→ Requirement: A verbatim copy is needed of the lines from the one containing "Clone this diagram in TikZ." down to the one containing "(portal) at (203,22)", inclusive. Print it with no pictures.
***** Data *****
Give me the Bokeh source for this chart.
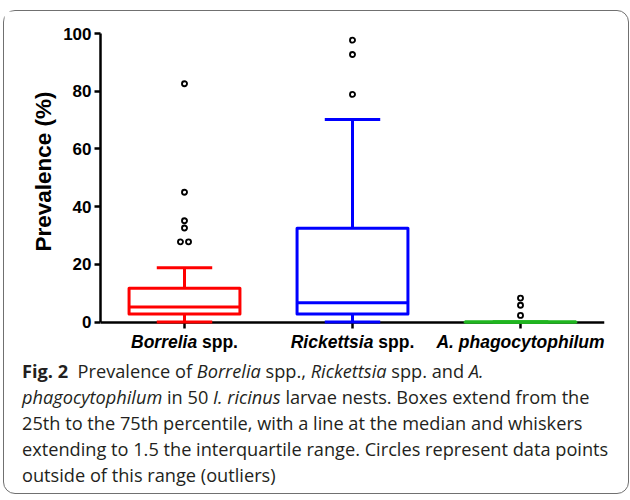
from bokeh.plotting import figure
from bokeh.models import FactorRange, Range1d, FixedTicker, Div, ColumnDataSource, Title
from bokeh.core.properties import value
from bokeh.layouts import column
from bokeh.transform import dodge
from bokeh.embed import file_html
from bokeh.resources import INLINE

# ---------------- data ----------------
categories = ["Borrelia spp.", "Rickettsia spp.", "A. phagocytophilum"]
label_italic = ["Borrelia", "Rickettsia", "A. phagocytophilum"]
label_plain = ["spp.", "spp.", ""]
box_colors = ["#FF0000", "#0000FF", "#1FB51F"]

q1 = [2.8, 2.8, 0.0]
median = [5.2, 6.7, 0.0]
q3 = [11.7, 32.5, 0.0]
whisker_low = [0.0, 0.0, 0.0]
whisker_high = [18.8, 70.2, 0.0]

outliers_borrelia = [27.8, 27.8, 32.6, 35.1, 45.0, 82.6]
outliers_rickettsia = [78.9, 92.7, 97.7]
outliers_anaplasma = [2.3, 5.8, 8.3]

y_ticks = [0, 20, 40, 60, 80, 100]
y_title = "Prevalence (%)"

# ---------------- figure ----------------
# the frame runs a little below 0 so that the category names (drawn as text) fit inside it
x_range = FactorRange(*categories, range_padding=0)
p = figure(width=614, height=342,
           x_range=x_range,
           y_range=Range1d(-10.9, 100),
           x_axis_location="above",
           output_backend="svg", toolbar_location=None,
           min_border_left=96, min_border_right=14,
           min_border_top=22, min_border_bottom=0)
p.outline_line_color = None
p.grid.visible = False
p.background_fill_color = "white"
p.border_fill_color = "white"

BOX_W = 0.66
CAP_W = 0.33
LW = 3

src = ColumnDataSource(dict(cat=categories, q1=q1, q3=q3, med=median,
                            lo=whisker_low, hi=whisker_high, color=box_colors))

# whiskers (vertical)
p.segment(x0="cat", x1="cat", y0="q3", y1="hi", source=src, line_color="color", line_width=LW)
p.segment(x0="cat", x1="cat", y0="lo", y1="q1", source=src, line_color="color", line_width=LW)
# caps
p.segment(x0=dodge("cat", -CAP_W / 2, range=x_range), x1=dodge("cat", CAP_W / 2, range=x_range),
          y0="hi", y1="hi", source=src, line_color="color", line_width=LW)
p.segment(x0=dodge("cat", -CAP_W / 2, range=x_range), x1=dodge("cat", CAP_W / 2, range=x_range),
          y0="lo", y1="lo", source=src, line_color="color", line_width=LW)
# boxes
p.vbar(x="cat", top="q3", bottom="q1", width=BOX_W, source=src, fill_color=None,
       line_color="color", line_width=LW, line_join="round")
# medians
p.segment(x0=dodge("cat", -BOX_W / 2, range=x_range), x1=dodge("cat", BOX_W / 2, range=x_range),
          y0="med", y1="med", source=src, line_color="color", line_width=LW)

# outliers: equal values are placed side by side, as in the original
groups = [(categories[0], outliers_borrelia), (categories[1], outliers_rickettsia),
          (categories[2], outliers_anaplasma)]
by_offset = {}
step = 0.024
for cat, vals in groups:
    vs = sorted(vals)
    i = 0
    while i < len(vs):
        j = i
        while j + 1 < len(vs) and abs(vs[j + 1] - vs[i]) < 0.5:
            j += 1
        n = j - i + 1
        for k in range(n):
            off = round((k - (n - 1) / 2) * 2 * step, 4)
            by_offset.setdefault(off, {"cat": [], "y": []})
            by_offset[off]["cat"].append(cat)
            by_offset[off]["y"].append(vs[i + k])
        i = j + 1
for off, d in by_offset.items():
    s = ColumnDataSource(d)
    p.scatter(x=dodge("cat", off, range=x_range), y="y", source=s, size=5,
              line_color="black", line_width=1.9, fill_color="white")

# axes
for ax in (p.xaxis[0], p.yaxis[0]):
    ax.axis_line_width = 2.5
    ax.axis_line_color = "black"
    ax.major_tick_line_width = 2.5
    ax.major_tick_line_color = "black"
    ax.minor_tick_line_color = None

yax = p.yaxis[0]
yax.bounds = (0, 100)
yax.major_tick_out = 6
yax.major_tick_in = 0
yax.ticker = FixedTicker(ticks=y_ticks)
yax.major_label_text_font = "Liberation Sans"
yax.major_label_text_font_style = "bold"
yax.major_label_text_font_size = "17px"
yax.major_label_text_color = "black"
yax.major_label_standoff = 3

# y title as a side title; "left" alignment starts it from the frame bottom, offset lifts it
# so that it sits centred on the 0-100 part of the axis as in the original
p.add_layout(Title(text=y_title, align="left", offset=102, standoff=9,
                   text_font="Liberation Sans", text_font_style="bold",
                   text_font_size="22.5px", text_color="black"), "left")

# category axis sits at y = 0, ticks pointing down, below the coloured marks
xax = p.xaxis[0]
xax.fixed_location = 0
xax.major_tick_out = 0
xax.major_tick_in = 6
xax.major_label_text_color = None
xax.major_label_standoff = 0
xax.level = "underlay"

# category labels: italic genus + plain "spp." (Arial/Liberation Bold advance widths)
W = {'A': 722, 'B': 722, 'R': 722, '.': 278, ' ': 278, 'a': 556, 'c': 556, 'e': 556,
     'g': 611, 'h': 611, 'i': 278, 'k': 556, 'l': 278, 'm': 889, 'o': 611, 'p': 611,
     'r': 389, 's': 556, 't': 333, 'u': 611, 'y': 556}
FS = 17.5


def tw(s):
    return sum(W.get(ch, 556) for ch in s) * FS / 1000.0


it_src = {"cat": [], "text": [], "dx": []}
pl_src = {"cat": [], "text": [], "dx": []}
for cat, it, pl in zip(categories, label_italic, label_plain):
    w_it = tw(it)
    w_sp = tw(" ") if pl else 0
    w_pl = tw(pl) if pl else 0
    left = -(w_it + w_sp + w_pl) / 2
    it_src["cat"].append(cat); it_src["text"].append(it); it_src["dx"].append(left + w_it)
    if pl:
        pl_src["cat"].append(cat); pl_src["text"].append(pl); pl_src["dx"].append(left + w_it + w_sp)
it_src["y"] = [0] * len(it_src["cat"])
pl_src["y"] = [0] * len(pl_src["cat"])

LABEL_DY = 19.5
p.text(x="cat", y="y", text="text", x_offset="dx", y_offset=LABEL_DY, source=ColumnDataSource(it_src),
       text_align="right", text_baseline="alphabetic", text_font=value("Liberation Sans"),
       text_font_style="bold italic", text_font_size=f"{FS}px", text_color="black")
p.text(x="cat", y="y", text="text", x_offset="dx", y_offset=LABEL_DY, source=ColumnDataSource(pl_src),
       text_align="left", text_baseline="alphabetic", text_font=value("Liberation Sans"),
       text_font_style="bold", text_font_size=f"{FS}px", text_color="black")

caption_html = (
    '<div style="padding-left:13px; white-space:nowrap;">'
    '<b>Fig.&nbsp;2</b>&nbsp;&nbsp;Prevalence of <i>Borrelia</i> spp., <i>Rickettsia</i> spp. and <i>A.</i><br>'
    '<i>phagocytophilum</i> in 50 <i>I. ricinus</i> larvae nests. Boxes extend from the<br>'
    '25th to the 75th percentile, with a line at the median and whiskers<br>'
    'extending to 1.5 the interquartile range. Circles represent data points<br>'
    'outside of this range (outliers)'
    '</div>'
)
cap = Div(text=caption_html, width=614,
          styles={"font-family": "'Open Sans', sans-serif", "font-size": "18.2px",
                  "line-height": "26px", "color": "#231f20"})

layout = column(p, cap, margin=(10, 0, 0, 3),
                styles={"border": "1.5px solid #707070", "border-radius": "12px",
                        "background": "white"})

open("out.html", "w").write(file_html(layout, INLINE))
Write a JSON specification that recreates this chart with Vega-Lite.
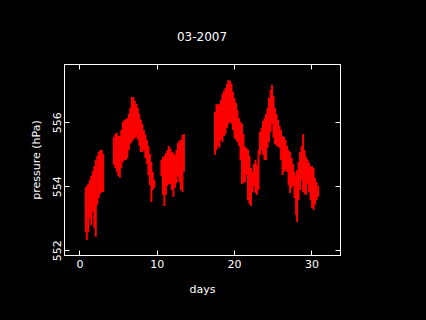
{
  "$schema": "https://vega.github.io/schema/vega-lite/v6.json",
  "width": 276,
  "height": 191,
  "autosize": "none",
  "padding": {"left": 64, "top": 64, "right": 86, "bottom": 65},
  "background": "black",
  "title": {"text": "03-2007", "color": "white", "font": "DejaVu Sans", "fontSize": 12, "fontWeight": "normal", "offset": 20},
  "config": {
    "view": {"stroke": "white", "strokeWidth": 1},
    "axis": {"grid": false, "domainColor": "white", "tickColor": "white", "labelColor": "white", "titleColor": "white",
      "labelFont": "DejaVu Sans", "titleFont": "DejaVu Sans", "labelFontSize": 11, "titleFontSize": 11, "titleFontWeight": "normal", "tickSize": -5}
  },
  "data": {"values": [
    {"d": 0.82, "lo": 552.57, "hi": 553.95},
    {"d": 0.95, "lo": 552.32, "hi": 554.01},
    {"d": 1.14, "lo": 552.57, "hi": 554.07},
    {"d": 1.33, "lo": 553.01, "hi": 554.20},
    {"d": 1.53, "lo": 552.79, "hi": 554.32},
    {"d": 1.72, "lo": 553.20, "hi": 554.48},
    {"d": 1.92, "lo": 552.70, "hi": 554.63},
    {"d": 2.11, "lo": 552.42, "hi": 554.82},
    {"d": 2.31, "lo": 553.42, "hi": 554.95},
    {"d": 2.50, "lo": 553.63, "hi": 555.07},
    {"d": 2.69, "lo": 553.76, "hi": 555.13},
    {"d": 2.89, "lo": 553.82, "hi": 555.13},
    {"d": 3.08, "lo": 553.82, "hi": 555.01},
    {"d": 4.44, "lo": 554.67, "hi": 555.54},
    {"d": 4.64, "lo": 554.57, "hi": 555.63},
    {"d": 4.83, "lo": 554.45, "hi": 555.67},
    {"d": 5.03, "lo": 554.32, "hi": 555.57},
    {"d": 5.22, "lo": 554.26, "hi": 555.57},
    {"d": 5.41, "lo": 554.57, "hi": 555.76},
    {"d": 5.61, "lo": 554.76, "hi": 556.01},
    {"d": 5.80, "lo": 554.82, "hi": 556.07},
    {"d": 6.00, "lo": 554.82, "hi": 556.10},
    {"d": 6.19, "lo": 554.88, "hi": 556.13},
    {"d": 6.39, "lo": 555.13, "hi": 556.26},
    {"d": 6.58, "lo": 555.32, "hi": 556.45},
    {"d": 6.77, "lo": 555.38, "hi": 556.79},
    {"d": 6.97, "lo": 555.45, "hi": 556.79},
    {"d": 7.16, "lo": 555.51, "hi": 556.67},
    {"d": 7.36, "lo": 555.54, "hi": 556.57},
    {"d": 7.55, "lo": 555.45, "hi": 556.45},
    {"d": 7.75, "lo": 555.26, "hi": 556.26},
    {"d": 7.94, "lo": 555.07, "hi": 556.07},
    {"d": 8.13, "lo": 555.07, "hi": 555.95},
    {"d": 8.33, "lo": 555.13, "hi": 555.76},
    {"d": 8.52, "lo": 554.88, "hi": 555.63},
    {"d": 8.72, "lo": 554.70, "hi": 555.45},
    {"d": 8.91, "lo": 554.35, "hi": 555.26},
    {"d": 9.11, "lo": 554.04, "hi": 555.01},
    {"d": 9.30, "lo": 553.51, "hi": 554.76},
    {"d": 9.49, "lo": 553.88, "hi": 554.45},
    {"d": 9.69, "lo": 553.95, "hi": 554.20},
    {"d": 10.60, "lo": 554.32, "hi": 554.82},
    {"d": 10.79, "lo": 553.73, "hi": 554.92},
    {"d": 10.98, "lo": 553.38, "hi": 554.95},
    {"d": 11.18, "lo": 553.73, "hi": 555.04},
    {"d": 11.37, "lo": 554.01, "hi": 555.13},
    {"d": 11.57, "lo": 554.07, "hi": 555.26},
    {"d": 11.76, "lo": 554.07, "hi": 555.17},
    {"d": 11.96, "lo": 553.88, "hi": 555.07},
    {"d": 12.15, "lo": 553.67, "hi": 555.04},
    {"d": 12.34, "lo": 553.95, "hi": 554.98},
    {"d": 12.54, "lo": 554.10, "hi": 555.13},
    {"d": 12.73, "lo": 554.32, "hi": 555.35},
    {"d": 12.93, "lo": 554.13, "hi": 555.42},
    {"d": 13.12, "lo": 553.88, "hi": 555.45},
    {"d": 13.32, "lo": 553.82, "hi": 555.60},
    {"d": 13.51, "lo": 554.45, "hi": 555.63},
    {"d": 17.53, "lo": 554.98, "hi": 556.32},
    {"d": 17.72, "lo": 555.13, "hi": 556.57},
    {"d": 17.91, "lo": 555.26, "hi": 556.54},
    {"d": 18.11, "lo": 555.20, "hi": 556.57},
    {"d": 18.30, "lo": 555.45, "hi": 556.70},
    {"d": 18.50, "lo": 555.38, "hi": 556.88},
    {"d": 18.69, "lo": 555.57, "hi": 556.98},
    {"d": 18.89, "lo": 555.63, "hi": 557.07},
    {"d": 19.08, "lo": 555.82, "hi": 557.20},
    {"d": 19.27, "lo": 555.95, "hi": 557.32},
    {"d": 19.47, "lo": 556.01, "hi": 557.29},
    {"d": 19.66, "lo": 555.95, "hi": 557.20},
    {"d": 19.86, "lo": 555.76, "hi": 556.95},
    {"d": 20.05, "lo": 555.51, "hi": 556.76},
    {"d": 20.25, "lo": 555.45, "hi": 556.60},
    {"d": 20.44, "lo": 555.38, "hi": 556.38},
    {"d": 20.63, "lo": 555.26, "hi": 556.13},
    {"d": 20.83, "lo": 554.82, "hi": 556.01},
    {"d": 21.02, "lo": 554.07, "hi": 555.95},
    {"d": 21.22, "lo": 554.10, "hi": 555.63},
    {"d": 21.41, "lo": 554.13, "hi": 555.23},
    {"d": 21.61, "lo": 554.35, "hi": 555.20},
    {"d": 21.80, "lo": 553.57, "hi": 555.13},
    {"d": 21.99, "lo": 553.45, "hi": 554.95},
    {"d": 22.19, "lo": 553.38, "hi": 554.57},
    {"d": 22.38, "lo": 553.82, "hi": 554.45},
    {"d": 22.58, "lo": 554.01, "hi": 554.70},
    {"d": 22.77, "lo": 553.79, "hi": 554.82},
    {"d": 22.97, "lo": 553.73, "hi": 554.67},
    {"d": 23.16, "lo": 553.88, "hi": 555.13},
    {"d": 23.35, "lo": 554.98, "hi": 555.70},
    {"d": 23.55, "lo": 555.13, "hi": 555.82},
    {"d": 23.74, "lo": 554.98, "hi": 556.04},
    {"d": 23.94, "lo": 554.82, "hi": 556.13},
    {"d": 24.13, "lo": 554.82, "hi": 556.26},
    {"d": 24.33, "lo": 555.20, "hi": 556.45},
    {"d": 24.52, "lo": 555.38, "hi": 556.76},
    {"d": 24.72, "lo": 555.70, "hi": 557.01},
    {"d": 24.91, "lo": 555.95, "hi": 557.17},
    {"d": 25.10, "lo": 555.51, "hi": 556.82},
    {"d": 25.30, "lo": 555.32, "hi": 556.45},
    {"d": 25.49, "lo": 555.26, "hi": 556.26},
    {"d": 25.69, "lo": 555.23, "hi": 556.07},
    {"d": 25.88, "lo": 555.20, "hi": 555.88},
    {"d": 26.08, "lo": 554.82, "hi": 555.76},
    {"d": 26.27, "lo": 554.35, "hi": 555.57},
    {"d": 26.46, "lo": 554.45, "hi": 555.54},
    {"d": 26.66, "lo": 554.51, "hi": 555.45},
    {"d": 26.85, "lo": 554.45, "hi": 555.26},
    {"d": 27.05, "lo": 554.04, "hi": 555.13},
    {"d": 27.24, "lo": 553.79, "hi": 555.07},
    {"d": 27.44, "lo": 553.95, "hi": 554.88},
    {"d": 27.63, "lo": 554.01, "hi": 554.70},
    {"d": 27.82, "lo": 553.63, "hi": 554.45},
    {"d": 28.02, "lo": 553.10, "hi": 554.32},
    {"d": 28.15, "lo": 552.88, "hi": 554.51},
    {"d": 28.34, "lo": 553.57, "hi": 554.76},
    {"d": 28.54, "lo": 553.88, "hi": 555.07},
    {"d": 28.73, "lo": 554.20, "hi": 555.26},
    {"d": 28.93, "lo": 553.82, "hi": 555.63},
    {"d": 29.12, "lo": 553.76, "hi": 555.13},
    {"d": 29.31, "lo": 553.73, "hi": 554.92},
    {"d": 29.51, "lo": 554.07, "hi": 554.82},
    {"d": 29.70, "lo": 553.82, "hi": 554.73},
    {"d": 29.90, "lo": 553.57, "hi": 554.63},
    {"d": 30.09, "lo": 553.32, "hi": 554.63},
    {"d": 30.28, "lo": 553.26, "hi": 554.57},
    {"d": 30.48, "lo": 553.42, "hi": 554.26},
    {"d": 30.67, "lo": 553.57, "hi": 554.13},
    {"d": 30.87, "lo": 553.67, "hi": 554.01}
  ]},
  "layer": [
    {
      "mark": {"type": "rule", "color": "#ff0000", "strokeWidth": 2},
      "encoding": {
        "x": {"field": "d", "type": "quantitative", "scale": {"domain": [-2, 33.7], "nice": false, "zero": false},
          "axis": {"title": "days", "values": [0, 10, 20, 30], "labelPadding": 8, "titlePadding": 14, "labelFlush": false}},
        "y": {"field": "lo", "type": "quantitative", "scale": {"domain": [551.85, 557.82], "nice": false, "zero": false},
          "axis": {"title": "pressure (hPa)", "values": [552, 554, 556], "labelAngle": 270, "labelPadding": 7, "titlePadding": 10, "labelFlush": false}},
        "y2": {"field": "hi"}
      }
    },
    {
      "mark": {"type": "rule", "opacity": 0},
      "encoding": {
        "x": {"field": "d", "type": "quantitative", "axis": {"orient": "top", "values": [0, 10, 20, 30], "labels": false, "title": null}},
        "y": {"field": "lo", "type": "quantitative", "axis": {"orient": "right", "values": [552, 554, 556], "labels": false, "title": null}},
        "y2": {"field": "hi"}
      }
    }
  ],
  "resolve": {"axis": {"x": "independent", "y": "independent"}}
}
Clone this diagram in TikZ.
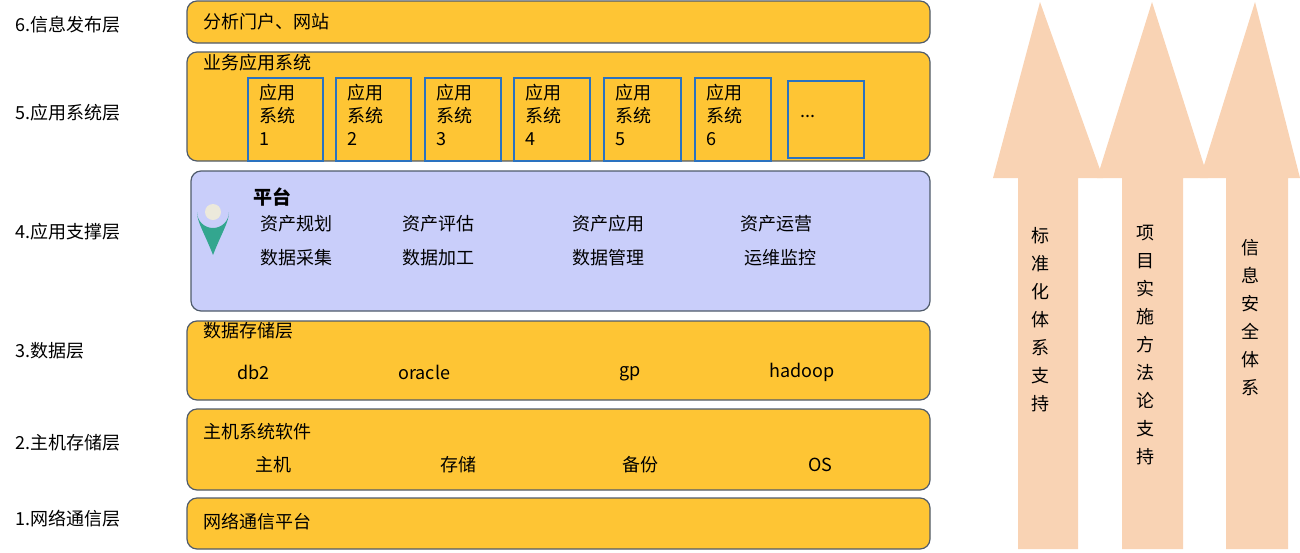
\documentclass[tikz,border=0pt]{standalone}
\usepackage{fontspec}
\setmainfont{Noto Sans CJK SC}
\usetikzlibrary{positioning}
\definecolor{layerYellow}{HTML}{FEC534}
\definecolor{layerEdge}{HTML}{4F5B6B}
\definecolor{platBlue}{HTML}{C9CEFA}
\definecolor{appEdge}{HTML}{2A72C0}
\definecolor{arrowPeach}{HTML}{F9D3B4}
\definecolor{pinGreen}{HTML}{33A68F}
\definecolor{pinDot}{HTML}{ECE9DB}

\begin{document}
\begin{tikzpicture}[
    x=0.5pt, y=-0.5pt,
    font=\fontsize{9}{11}\selectfont,
    layer/.style={draw=layerEdge, fill=layerYellow, rounded corners=5pt, line width=0.6pt},
    appbox/.style={draw=appEdge, line width=0.6pt, inner sep=0},
    lbl/.style={anchor=west, inner sep=0},
    item/.style={anchor=west, inner sep=0},
    vtext/.style={align=center, font=\fontsize{9}{14}\selectfont, inner sep=0},
    support/.style={fill=arrowPeach}
]
\useasboundingbox (0,0) rectangle (1300,552);

% layer labels
\node[lbl] (L6) at (15,25) {6.信息发布层};
\node[lbl] (L5) at (15,113) {5.应用系统层};
\node[lbl] (L4) at (15,232) {4.应用支撑层};
\node[lbl] (L3) at (15,351) {3.数据层};
\node[lbl] (L2) at (15,443) {2.主机存储层};
\node[lbl] (L1) at (15,519) {1.网络通信层};

% layer 6
\draw[layer] (187,1) rectangle (930,43);
\node[item] (portal) at (203,22) {分析门户、网站};

% layer 5
\draw[layer] (187,52) rectangle (930,161);
\node[item] (biz) at (203,63) {业务应用系统};
\foreach \xa/\xb/\n in {248/323/1, 336/411/2, 425/501/3, 514/590/4, 604/681/5, 695/771/6}{
    \draw[appbox] (\xa,78) rectangle (\xb,161);
    \node[item, align=left, anchor=north west, font=\fontsize{9}{11.5}\selectfont] (app\n) at (\xa+11,84) {应用\\系统\\\n};
}
\draw[appbox] (788,81) rectangle (864,158);
\node[item] (appdots) at (800,116) {...};

% layer 4
\draw[layer, fill=platBlue] (191,171) rectangle (930,311);
\fill[pinGreen] (213,255) .. controls (204,232) and (197,222) .. (197,212)
    arc[start angle=180, end angle=0, radius=16] .. controls (229,222) and (222,232) .. (213,255);
\fill[pinDot] (213,212) circle[radius=8];
\node[item, font=\fontsize{9.5}{11}\selectfont\bfseries] (plat) at (253,197) {平台};
\node[item] (p1) at (260,224) {资产规划};
\node[item] (p2) at (402,224) {资产评估};
\node[item] (p3) at (572,224) {资产应用};
\node[item] (p4) at (740,224) {资产运营};
\node[item] (p5) at (260,258) {数据采集};
\node[item] (p6) at (402,258) {数据加工};
\node[item] (p7) at (572,258) {数据管理};
\node[item] (p8) at (744,258) {运维监控};

% layer 3
\draw[layer] (187,321) rectangle (930,400);
\node[item] (store) at (203,331) {数据存储层};
\node[item] (db2) at (237,372) {db2};
\node[item] (oracle) at (398,372) {oracle};
\node[item] (gp) at (619,374) {gp};
\node[item] (hadoop) at (769,372) {hadoop};

% layer 2
\draw[layer] (187,409) rectangle (930,490);
\node[item] (host) at (203,432) {主机系统软件};
\node[item] (h1) at (255,465) {主机};
\node[item] (h2) at (440,465) {存储};
\node[item] (h3) at (622,465) {备份};
\node[item] (h4) at (808,465) {OS};

% layer 1
\draw[layer] (187,498) rectangle (930,549);
\node[item] (net) at (203,522) {网络通信平台};

% support arrows
\fill[support] (1018,549) -- (1018,178) -- (993,178) -- (1040,2) -- (1103,178) -- (1078,178) -- (1078,549) -- cycle;
\fill[support] (1122,549) -- (1122,178) -- (1097,178) -- (1152,2) -- (1208,178) -- (1183,178) -- (1183,549) -- cycle;
\fill[support] (1226,549) -- (1226,178) -- (1200,178) -- (1255,2) -- (1300,178) -- (1288,178) -- (1288,549) -- cycle;
\node[vtext] (s1) at (1040,320) {标\\准\\化\\体\\系\\支\\持};
\node[vtext] (s2) at (1145,345) {项\\目\\实\\施\\方\\法\\论\\支\\持};
\node[vtext] (s3) at (1250,318) {信\\息\\安\\全\\体\\系};
\end{tikzpicture}
\end{document}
*****
→ Reply to the exercise:
Clone this diagram in TikZ.
\documentclass[tikz,border=0pt]{standalone}
\usepackage{fontspec}
\setmainfont{Noto Sans CJK SC}
\usetikzlibrary{positioning}
\definecolor{layerYellow}{HTML}{FEC534}
\definecolor{layerEdge}{HTML}{4F5B6B}
\definecolor{platBlue}{HTML}{C9CEFA}
\definecolor{appEdge}{HTML}{2A72C0}
\definecolor{arrowPeach}{HTML}{F9D3B4}
\definecolor{pinGreen}{HTML}{33A68F}
\definecolor{pinDot}{HTML}{ECE9DB}

\begin{document}
\begin{tikzpicture}[
    x=0.5pt, y=-0.5pt,
    font=\fontsize{9}{11}\selectfont,
    layer/.style={draw=layerEdge, fill=layerYellow, rounded corners=5pt, line width=0.6pt},
    appbox/.style={draw=appEdge, line width=0.6pt, inner sep=0},
    lbl/.style={anchor=west, inner sep=0},
    item/.style={anchor=west, inner sep=0},
    vtext/.style={align=center, font=\fontsize{9}{14}\selectfont, inner sep=0},
    support/.style={fill=arrowPeach}
]
\useasboundingbox (0,0) rectangle (1300,552);

% layer labels
\node[lbl] (L6) at (15,25) {6.信息发布层};
\node[lbl] (L5) at (15,113) {5.应用系统层};
\node[lbl] (L4) at (15,232) {4.应用支撑层};
\node[lbl] (L3) at (15,351) {3.数据层};
\node[lbl] (L2) at (15,443) {2.主机存储层};
\node[lbl] (L1) at (15,519) {1.网络通信层};

% layer 6
\draw[layer] (187,1) rectangle (930,43);
\node[item] (portal) at (203,22) {分析门户、网站};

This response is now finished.